Executed in 2005, Anselm Reyle's gleaming and monumental Life Enigma is an iconic example of the German artist's bold and slyly provocative practice. The towering abstract sculpture is characterized by sweeping, spiraling, and undulating curves and coils, which loop and twist elegantly into one another. The swooping movement of the work's organic and curvilinear forms is further heightened and exaggerated by its glossy midnight-purple finish, polished to a highly reflective, mirrored sheen. Life Enigma embodies Reyle's defining artistic projects, in both form and concept. It is no coincidence that the sculpture's rolling silhouette recalls the sculptural creations of modern masters such as Henry Moore in his Mother and Child works, Barbara Hepworth or Jean Arp: unearthing stylistically outdated, historical art forms and revitalising them with an application of contemporary materials, such as Life Enigma's chrome plating and industrial purple finish, is Reyle's defining artistic hallmark. For Reyle, revisiting now-canonized artistic styles of the 20th century provides a forum for the artist to interrogate the commodification of culture in our contemporary society as well as an opportunity to analyse the definition and boundaries of what we call 'good taste'.

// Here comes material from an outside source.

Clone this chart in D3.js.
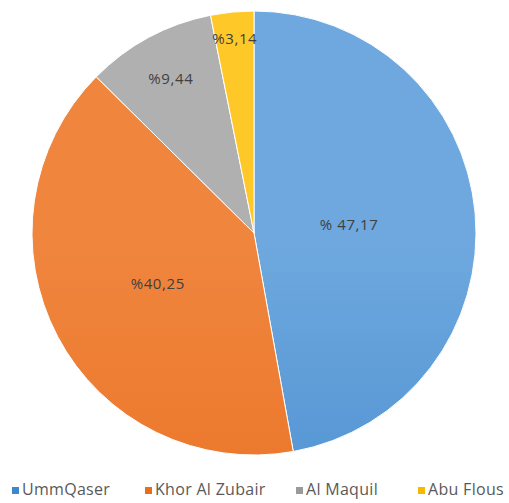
<!DOCTYPE html>
<html>
<head>
<meta charset="utf-8">
<script src="https://cdn.jsdelivr.net/npm/d3@7"></script>
<style>
  body { margin: 0; background: #fff; }
  text { font-family: "Open Sans", "Noto Sans", sans-serif; }
</style>
</head>
<body>
<svg id="chart" width="509" height="503"></svg>
<script>
var categories = ["UmmQaser", "Khor Al Zubair", "Al Maquil", "Abu Flous"];
var values = [47.17, 40.25, 9.44, 3.14];
var labels = ["% 47,17", "%40,25", "%9,44", "%3,14"];
var colors = [
  ["#6ea8de", "#3f86cc"],
  ["#f0853e", "#e86e1c"],
  ["#b0b0b0", "#9a9a9a"],
  ["#ffc829", "#f7b800"]
];
// label distance from centre, as share of radius
var labelPos = [0.43, 0.49, 0.79, 0.88];

var svg = d3.select("#chart"),
  cx = 254, cy = 233, radius = 222;

var defs = svg.append("defs");
colors.forEach(function(c, i) {
  var g = defs.append("linearGradient")
    .attr("id", "grad" + i)
    .attr("gradientUnits", "userSpaceOnUse")
    .attr("x1", 0).attr("y1", cy - radius)
    .attr("x2", 0).attr("y2", cy + radius);
  g.append("stop").attr("offset", "0%").attr("stop-color", c[0]);
  g.append("stop").attr("offset", "100%").attr("stop-color", c[1]);
});

var pie = d3.pie().sort(null).value(function(d) { return d; });
var arcs = pie(values);
var arc = d3.arc().innerRadius(0).outerRadius(radius);

var g = svg.append("g").attr("transform", "translate(" + cx + "," + cy + ")");
g.selectAll("path").data(arcs).enter().append("path")
  .attr("d", arc)
  .attr("fill", function(d, i) { return "url(#grad" + i + ")"; })
  .attr("stroke", "#fff")
  .attr("stroke-width", 1);

g.selectAll("text.lbl").data(arcs).enter().append("text")
  .attr("class", "lbl")
  .attr("transform", function(d, i) {
    var a = (d.startAngle + d.endAngle) / 2, r = radius * labelPos[i];
    return "translate(" + (Math.sin(a) * r) + "," + (-Math.cos(a) * r) + ")";
  })
  .attr("text-anchor", "middle")
  .attr("dy", "0.35em")
  .attr("font-size", 15)
  .attr("letter-spacing", 0.6)
  .attr("fill", "#404040")
  .text(function(d, i) { return labels[i]; });

// legend
var legendStart = [12, 145, 296, 418];
var leg = svg.append("g").attr("transform", "translate(0,495)");
var item = leg.selectAll("g").data(categories).enter().append("g")
  .attr("transform", function(d, i) { return "translate(" + legendStart[i] + ",0)"; });
item.append("rect")
  .attr("x", 0).attr("y", -8)
  .attr("width", 7).attr("height", 7)
  .attr("fill", function(d, i) { return colors[i][1]; });
item.append("text")
  .attr("x", 10)
  .attr("font-size", 16)
  .attr("letter-spacing", 0.3)
  .attr("fill", "#595959")
  .text(function(d) { return d; });
</script>
</body>
</html>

Life Enigma is one of a series of Reyle's sculptures that are based on the African soapstone tchotchkes easily found at street fairs, and which are collected by his mother. Reyle scans the originals and manipulates their shape, as he says, 'The figure would look exactly the same if it had been made of plastic, but you have another relation to it when you know it is bronze. The original figurines were made of soapstone. I later learned that they are not part of any African tradition, but were influenced by Western artists, like Henry Moore. Before, European artists- Picasso and others- were influenced by African artists, and this is the other way around.' (A. Reyle quoted in 'Anselm Reyle: The New King of Kitsch?', Art Review, December 2008, p. 63). The resulting works are dramatically enlarged, and ultimately invested with new meaning and context transformed into the ironic embodiment of the "perfect modern sculpture" and shining with a hyper-futuristic industrial finish.